Cu-Mn co-doped ZnSe quantum dots were eco-friendly synthesized at different synthesis conditions using water-based microwave-activated (MWIR) method. Energy band gaps $$E_{\text{gap}}^{\text{DASF}}$$ were determined using high-precision derivation of absorption spectrum fitting (DASF) method; the obtained results show that $$E_{\text{gap}}^{\text{DASF}}$$ values are within the range of 3.49–3.77 eV. Depending on the synthesis conditions, a decreasing trend of energy gap was observed with the increasing of MWIR time and ambient temperature. Morphologies and structural characterizations were done by XRD, EDX, FESEM, map and TEM, which revealed formation of ZnSe nanoparticles with mean crystallite size of ~ 2–5 nm.
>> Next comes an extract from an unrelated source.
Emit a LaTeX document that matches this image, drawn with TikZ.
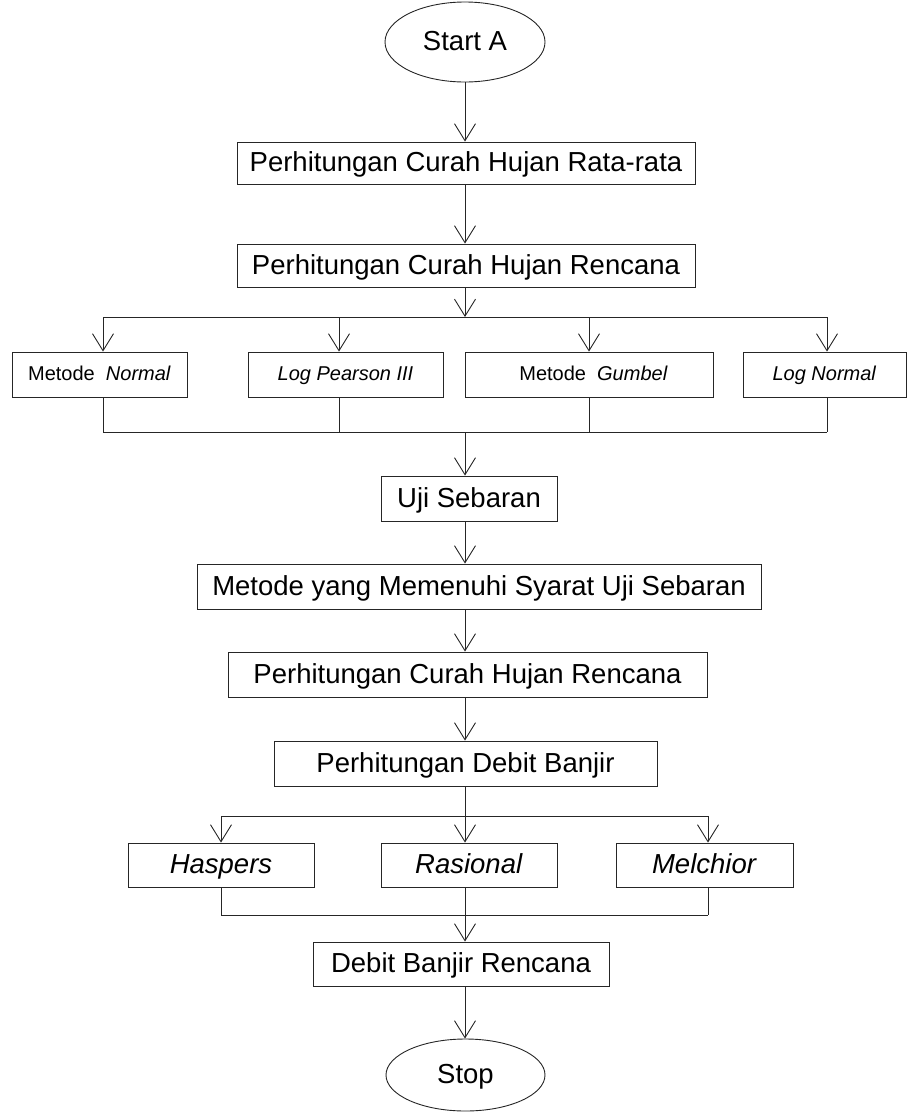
\documentclass[tikz,border=0pt]{standalone}
\usepackage{fontspec}
\setmainfont{Liberation Sans}
\usetikzlibrary{arrows.meta,shapes.geometric}

\tikzset{
  box/.style={draw=black!85, line width=0.9pt, inner sep=0pt, minimum height=45pt,
    font=\fontsize{27.5pt}{33pt}\selectfont, text height=20pt, text depth=2.75pt},
  smallbox/.style={box, font=\fontsize{20pt}{24pt}\selectfont, text height=14.5pt, text depth=2pt},
  term/.style={box, ellipse},
  wire/.style={draw=black!85, line width=0.9pt},
  arr/.style={wire, -{Straight Barb[length=17pt,width=21pt]}}
}

\begin{document}
\begin{tikzpicture}[x=1pt,y=-1pt]
    \useasboundingbox (0,0) rectangle (908,1112);
    % x of the main line and of the branches
    \coordinate (trunk) at (465,0);
    \foreach \n/\x in {normal/103,pearson/339,gumbel/589,lognormal/827,haspers/221,rasional/465,melchior/708}
      \coordinate (x\n) at (\x,0);

    \node[term, minimum width=160pt, minimum height=80pt] (start) at (465,42) {Start A};
    \node[box, minimum width=458pt, minimum height=42pt] (b1) at (466,163) {Perhitungan Curah Hujan Rata-rata};
    \node[box, minimum width=458pt, minimum height=43pt] (b2) at (466,265.5) {Perhitungan Curah Hujan Rencana};

    \node[smallbox, minimum width=175pt] (normal) at (99.5,374.5) {Metode\ \ \textit{Normal}\hspace{10pt}};
    \node[smallbox, minimum width=195pt] (pearson) at (345.5,374.5) {\textit{Log Pearson III}\hspace{37pt}};
    \node[smallbox, minimum width=248pt] (gumbel) at (589,374.5) {\hspace{9pt}Metode\ \ \textit{Gumbel}};
    \node[smallbox, minimum width=163pt] (lognormal) at (824.5,374.5) {\textit{Log Normal}\hspace{6pt}};

    \node[box, minimum width=176pt] (uji) at (469,498.5) {Uji Sebaran};
    \node[box, minimum width=564pt] (syarat) at (479,586.5) {Metode yang Memenuhi Syarat Uji Sebaran};
    \node[box, minimum width=479pt] (b3) at (467.5,674.5) {Perhitungan Curah Hujan Rencana};
    \node[box, minimum width=383pt] (debit) at (465.5,763.5) {Perhitungan Debit Banjir};

    \node[box, minimum width=186pt, minimum height=44pt] (haspers) at (221,865) {\textit{Haspers}};
    \node[box, minimum width=176pt, minimum height=44pt] (rasional) at (469,865) {\textit{Rasional}};
    \node[box, minimum width=177pt, minimum height=44pt] (melchior) at (704.5,865) {\textit{Melchior}};

    \node[box, minimum width=296pt, minimum height=44pt] (drb) at (461,964) {Debit Banjir Rencana};
    \node[term, minimum width=159pt, minimum height=72pt] (stop) at (465.5,1075) {Stop};

    \foreach \a/\b in {start/b1,b1/b2,uji/syarat,syarat/b3,b3/debit,drb/stop}
      \draw[arr] (\a.south -| trunk) -- (\b.north -| trunk);

    % four distribution methods
    \coordinate (fork1) at (465,317);
    \coordinate (join1) at (465,432);
    \draw[arr] (b2.south -| trunk) -- (fork1);
    \draw[wire] (fork1 -| xnormal) -- (fork1 -| xlognormal);
    \draw[wire] (join1 -| xnormal) -- (join1 -| xlognormal);
    \foreach \n in {normal,pearson,gumbel,lognormal} {
      \draw[arr] (fork1 -| x\n) -- (\n.north -| x\n);
      \draw[wire] (\n.south -| x\n) -- (join1 -| x\n);
    }
    \draw[arr] (join1) -- (uji.north -| trunk);

    % three flood methods
    \coordinate (fork2) at (465,816);
    \coordinate (join2) at (465,915);
    \draw[wire] (debit.south -| trunk) -- (fork2);
    \draw[wire] (fork2 -| xhaspers) -- (fork2 -| xmelchior);
    \draw[wire] (join2 -| xhaspers) -- (join2 -| xmelchior);
    \foreach \n in {haspers,rasional,melchior} {
      \draw[arr] (fork2 -| x\n) -- (\n.north -| x\n);
      \draw[wire] (\n.south -| x\n) -- (join2 -| x\n);
    }
    \draw[arr] (join2) -- (drb.north -| trunk);
\end{tikzpicture}
\end{document}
Also, Urbach energies were estimated, which their very small values in compare with $$E_{{{\text{gap}}}}$$ imply to the sharp band edges and so their good crystallinity nature. Moreover, refractive index, dielectric constant and nonlinear optical susceptibility of each sample were determined; results imply that these nanoparticles have a high potential in optoelectronic applications. Also, structural characteristics such as dislocation density, lattice strain and size of NCs were evaluated upon the Scherrer, Williamson–Hall and Williamson–Smallman methods. The results of structural features obtained from these approaches are highly inter-correlated and show same trends with the variation of synthesis conditions. Results show that the size of QDs is varied tunable by changing the MWIR time, ambient temperature and Mn dopant percentage and the as-synthesized ZnSe QDs and doped QDs have similar cubic zinc blend structure. Also, TEM result reveals that ZnSe nanoparticles are spherical in shape with an average grain size of about 5 nm. Upon the different performed opto-structural criteria, sample with Mn = 4% has the best crystallinity as good candidate in optical and mechanical applications. There were anomalies in different properties at Mn = 1.5 and 2% attributed to their higher density of lattice imperfections and surface trap centers related to how Mn ions incorporated to the ZnSe host lattice.